◆ **INSTRUCTIONS TO FOLLOW**: Leave out the pictures and transcribe everything else exactly.

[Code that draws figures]
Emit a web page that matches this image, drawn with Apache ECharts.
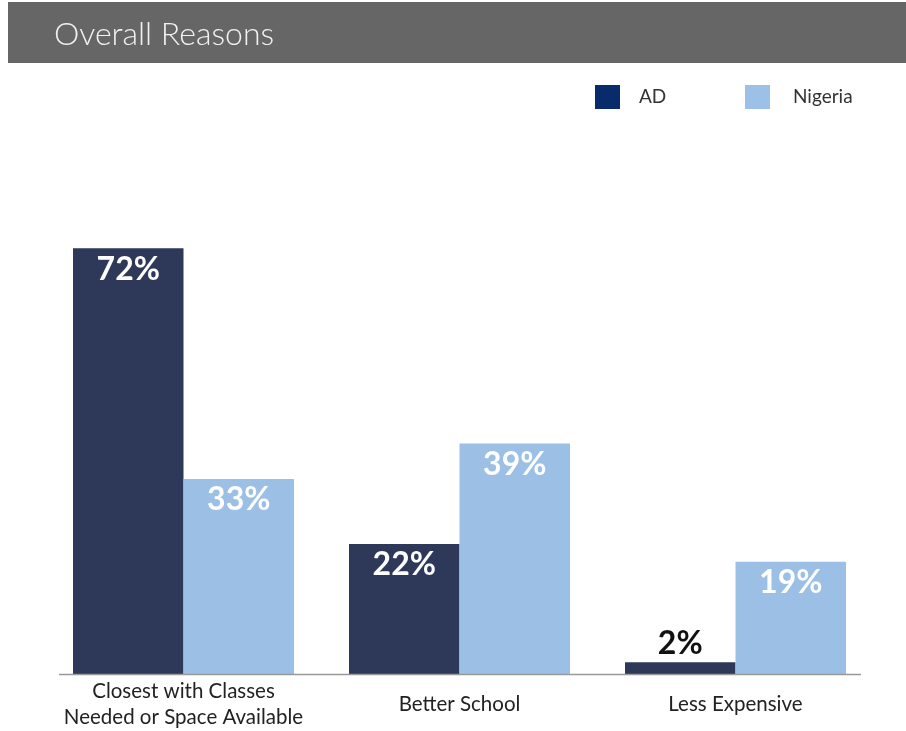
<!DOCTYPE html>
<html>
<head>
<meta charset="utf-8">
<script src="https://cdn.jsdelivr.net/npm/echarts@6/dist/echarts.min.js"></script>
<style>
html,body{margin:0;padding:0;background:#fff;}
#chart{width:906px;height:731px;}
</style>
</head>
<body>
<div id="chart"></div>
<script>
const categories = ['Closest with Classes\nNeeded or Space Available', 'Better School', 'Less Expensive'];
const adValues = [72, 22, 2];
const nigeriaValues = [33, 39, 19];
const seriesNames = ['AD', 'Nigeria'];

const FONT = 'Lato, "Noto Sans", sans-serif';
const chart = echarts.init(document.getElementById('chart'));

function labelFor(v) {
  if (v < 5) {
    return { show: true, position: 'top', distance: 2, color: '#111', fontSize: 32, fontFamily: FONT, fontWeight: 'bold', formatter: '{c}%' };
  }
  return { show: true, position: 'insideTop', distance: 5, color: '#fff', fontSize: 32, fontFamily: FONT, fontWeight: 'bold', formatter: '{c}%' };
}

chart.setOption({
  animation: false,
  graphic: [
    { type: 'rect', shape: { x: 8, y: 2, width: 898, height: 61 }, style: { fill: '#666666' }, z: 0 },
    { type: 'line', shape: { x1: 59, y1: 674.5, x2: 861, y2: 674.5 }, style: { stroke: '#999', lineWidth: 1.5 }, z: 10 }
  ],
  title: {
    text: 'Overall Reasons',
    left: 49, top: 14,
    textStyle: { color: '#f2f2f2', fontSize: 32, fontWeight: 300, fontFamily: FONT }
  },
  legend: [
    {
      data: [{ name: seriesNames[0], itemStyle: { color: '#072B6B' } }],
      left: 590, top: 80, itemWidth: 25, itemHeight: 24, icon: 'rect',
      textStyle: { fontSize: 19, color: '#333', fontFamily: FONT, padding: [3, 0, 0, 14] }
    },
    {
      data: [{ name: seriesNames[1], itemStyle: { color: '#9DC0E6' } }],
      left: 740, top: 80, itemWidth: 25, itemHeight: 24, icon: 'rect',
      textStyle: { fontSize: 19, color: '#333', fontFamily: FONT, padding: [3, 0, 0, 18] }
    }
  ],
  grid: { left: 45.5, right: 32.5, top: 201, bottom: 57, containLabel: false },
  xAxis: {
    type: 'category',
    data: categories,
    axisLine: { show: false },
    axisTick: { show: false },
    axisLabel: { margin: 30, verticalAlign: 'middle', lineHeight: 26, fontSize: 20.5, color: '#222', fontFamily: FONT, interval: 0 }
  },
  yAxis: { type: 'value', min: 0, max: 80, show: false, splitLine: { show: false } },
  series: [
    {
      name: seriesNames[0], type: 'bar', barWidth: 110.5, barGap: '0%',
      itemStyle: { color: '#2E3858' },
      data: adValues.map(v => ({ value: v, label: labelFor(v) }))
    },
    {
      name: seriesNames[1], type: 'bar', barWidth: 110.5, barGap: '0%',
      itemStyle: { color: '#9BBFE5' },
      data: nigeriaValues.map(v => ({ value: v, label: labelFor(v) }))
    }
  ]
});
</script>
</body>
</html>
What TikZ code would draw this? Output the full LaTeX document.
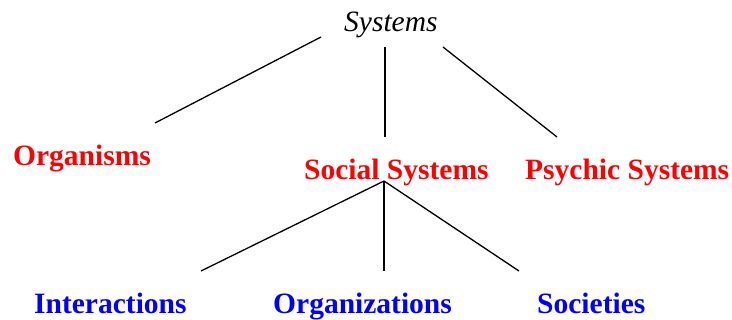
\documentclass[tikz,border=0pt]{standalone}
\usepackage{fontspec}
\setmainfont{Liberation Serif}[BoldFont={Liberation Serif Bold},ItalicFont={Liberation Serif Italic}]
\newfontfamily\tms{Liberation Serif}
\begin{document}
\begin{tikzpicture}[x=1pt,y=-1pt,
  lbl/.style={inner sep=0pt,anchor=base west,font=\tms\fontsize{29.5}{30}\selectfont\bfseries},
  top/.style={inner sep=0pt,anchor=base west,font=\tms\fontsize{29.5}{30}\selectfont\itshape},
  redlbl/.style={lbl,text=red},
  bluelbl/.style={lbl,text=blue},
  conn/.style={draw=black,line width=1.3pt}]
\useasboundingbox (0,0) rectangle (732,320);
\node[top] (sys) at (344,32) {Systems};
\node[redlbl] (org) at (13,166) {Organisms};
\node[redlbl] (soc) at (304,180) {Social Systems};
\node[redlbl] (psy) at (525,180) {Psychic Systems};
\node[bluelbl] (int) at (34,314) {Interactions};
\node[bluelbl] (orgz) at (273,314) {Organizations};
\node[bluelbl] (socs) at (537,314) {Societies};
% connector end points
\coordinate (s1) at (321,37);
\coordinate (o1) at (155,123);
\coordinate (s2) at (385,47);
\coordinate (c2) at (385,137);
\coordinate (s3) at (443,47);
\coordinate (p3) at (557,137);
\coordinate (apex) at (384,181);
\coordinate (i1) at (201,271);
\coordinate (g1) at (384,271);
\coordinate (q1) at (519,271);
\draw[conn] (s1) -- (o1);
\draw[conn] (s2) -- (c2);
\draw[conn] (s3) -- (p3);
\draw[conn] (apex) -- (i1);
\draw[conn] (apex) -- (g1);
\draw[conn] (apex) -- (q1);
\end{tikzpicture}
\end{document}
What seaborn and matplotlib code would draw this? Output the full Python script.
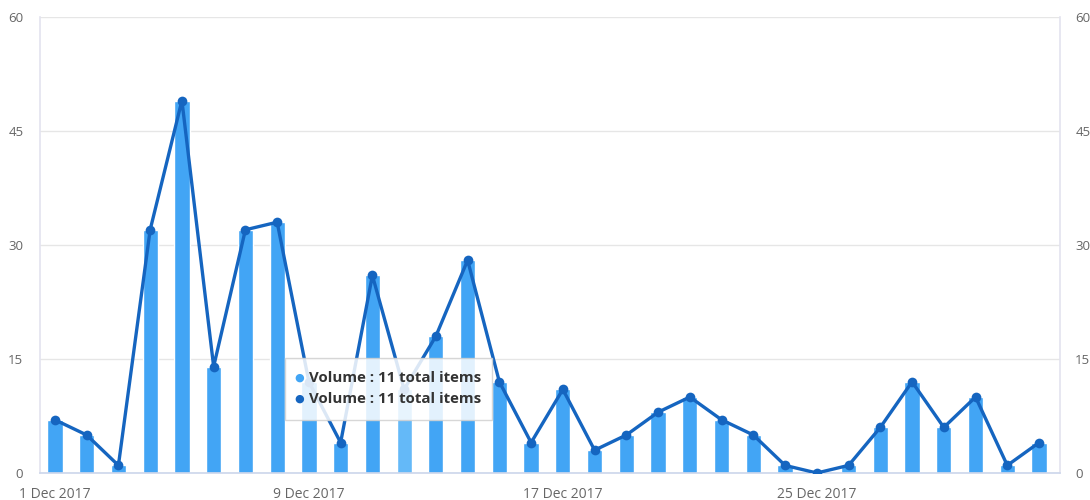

◆ **THE RESPONSE**:
Emit a web page that matches this image, drawn with Apache ECharts.
<!DOCTYPE html>
<html>
<head>
<meta charset="utf-8">
<script src="https://cdn.jsdelivr.net/npm/echarts@6/dist/echarts.min.js"></script>
<style>
html,body{margin:0;padding:0;background:#fff;}
#chart{width:906px;height:731px;}
</style>
</head>
<body>
<div id="chart"></div>
<script>
const categories = ['Closest with Classes\nNeeded or Space Available', 'Better School', 'Less Expensive'];
const adValues = [72, 22, 2];
const nigeriaValues = [33, 39, 19];
const seriesNames = ['AD', 'Nigeria'];

const FONT = 'Lato, "Noto Sans", sans-serif';
const chart = echarts.init(document.getElementById('chart'));

function labelFor(v) {
  if (v < 5) {
    return { show: true, position: 'top', distance: 2, color: '#111', fontSize: 32, fontFamily: FONT, fontWeight: 'bold', formatter: '{c}%' };
  }
  return { show: true, position: 'insideTop', distance: 5, color: '#fff', fontSize: 32, fontFamily: FONT, fontWeight: 'bold', formatter: '{c}%' };
}

chart.setOption({
  animation: false,
  graphic: [
    { type: 'rect', shape: { x: 8, y: 2, width: 898, height: 61 }, style: { fill: '#666666' }, z: 0 },
    { type: 'line', shape: { x1: 59, y1: 674.5, x2: 861, y2: 674.5 }, style: { stroke: '#999', lineWidth: 1.5 }, z: 10 }
  ],
  title: {
    text: 'Overall Reasons',
    left: 49, top: 14,
    textStyle: { color: '#f2f2f2', fontSize: 32, fontWeight: 300, fontFamily: FONT }
  },
  legend: [
    {
      data: [{ name: seriesNames[0], itemStyle: { color: '#072B6B' } }],
      left: 590, top: 80, itemWidth: 25, itemHeight: 24, icon: 'rect',
      textStyle: { fontSize: 19, color: '#333', fontFamily: FONT, padding: [3, 0, 0, 14] }
    },
    {
      data: [{ name: seriesNames[1], itemStyle: { color: '#9DC0E6' } }],
      left: 740, top: 80, itemWidth: 25, itemHeight: 24, icon: 'rect',
      textStyle: { fontSize: 19, color: '#333', fontFamily: FONT, padding: [3, 0, 0, 18] }
    }
  ],
  grid: { left: 45.5, right: 32.5, top: 201, bottom: 57, containLabel: false },
  xAxis: {
    type: 'category',
    data: categories,
    axisLine: { show: false },
    axisTick: { show: false },
    axisLabel: { margin: 30, verticalAlign: 'middle', lineHeight: 26, fontSize: 20.5, color: '#222', fontFamily: FONT, interval: 0 }
  },
  yAxis: { type: 'value', min: 0, max: 80, show: false, splitLine: { show: false } },
  series: [
    {
      name: seriesNames[0], type: 'bar', barWidth: 110.5, barGap: '0%',
      itemStyle: { color: '#2E3858' },
      data: adValues.map(v => ({ value: v, label: labelFor(v) }))
    },
    {
      name: seriesNames[1], type: 'bar', barWidth: 110.5, barGap: '0%',
      itemStyle: { color: '#9BBFE5' },
      data: nigeriaValues.map(v => ({ value: v, label: labelFor(v) }))
    }
  ]
});
</script>
</body>
</html>
What TikZ code would draw this? Output the full LaTeX document.
\documentclass[tikz,border=0pt]{standalone}
\usepackage{fontspec}
\setmainfont{Liberation Serif}[BoldFont={Liberation Serif Bold},ItalicFont={Liberation Serif Italic}]
\newfontfamily\tms{Liberation Serif}
\begin{document}
\begin{tikzpicture}[x=1pt,y=-1pt,
  lbl/.style={inner sep=0pt,anchor=base west,font=\tms\fontsize{29.5}{30}\selectfont\bfseries},
  top/.style={inner sep=0pt,anchor=base west,font=\tms\fontsize{29.5}{30}\selectfont\itshape},
  redlbl/.style={lbl,text=red},
  bluelbl/.style={lbl,text=blue},
  conn/.style={draw=black,line width=1.3pt}]
\useasboundingbox (0,0) rectangle (732,320);
\node[top] (sys) at (344,32) {Systems};
\node[redlbl] (org) at (13,166) {Organisms};
\node[redlbl] (soc) at (304,180) {Social Systems};
\node[redlbl] (psy) at (525,180) {Psychic Systems};
\node[bluelbl] (int) at (34,314) {Interactions};
\node[bluelbl] (orgz) at (273,314) {Organizations};
\node[bluelbl] (socs) at (537,314) {Societies};
% connector end points
\coordinate (s1) at (321,37);
\coordinate (o1) at (155,123);
\coordinate (s2) at (385,47);
\coordinate (c2) at (385,137);
\coordinate (s3) at (443,47);
\coordinate (p3) at (557,137);
\coordinate (apex) at (384,181);
\coordinate (i1) at (201,271);
\coordinate (g1) at (384,271);
\coordinate (q1) at (519,271);
\draw[conn] (s1) -- (o1);
\draw[conn] (s2) -- (c2);
\draw[conn] (s3) -- (p3);
\draw[conn] (apex) -- (i1);
\draw[conn] (apex) -- (g1);
\draw[conn] (apex) -- (q1);
\end{tikzpicture}
\end{document}
What seaborn and matplotlib code would draw this? Output the full Python script.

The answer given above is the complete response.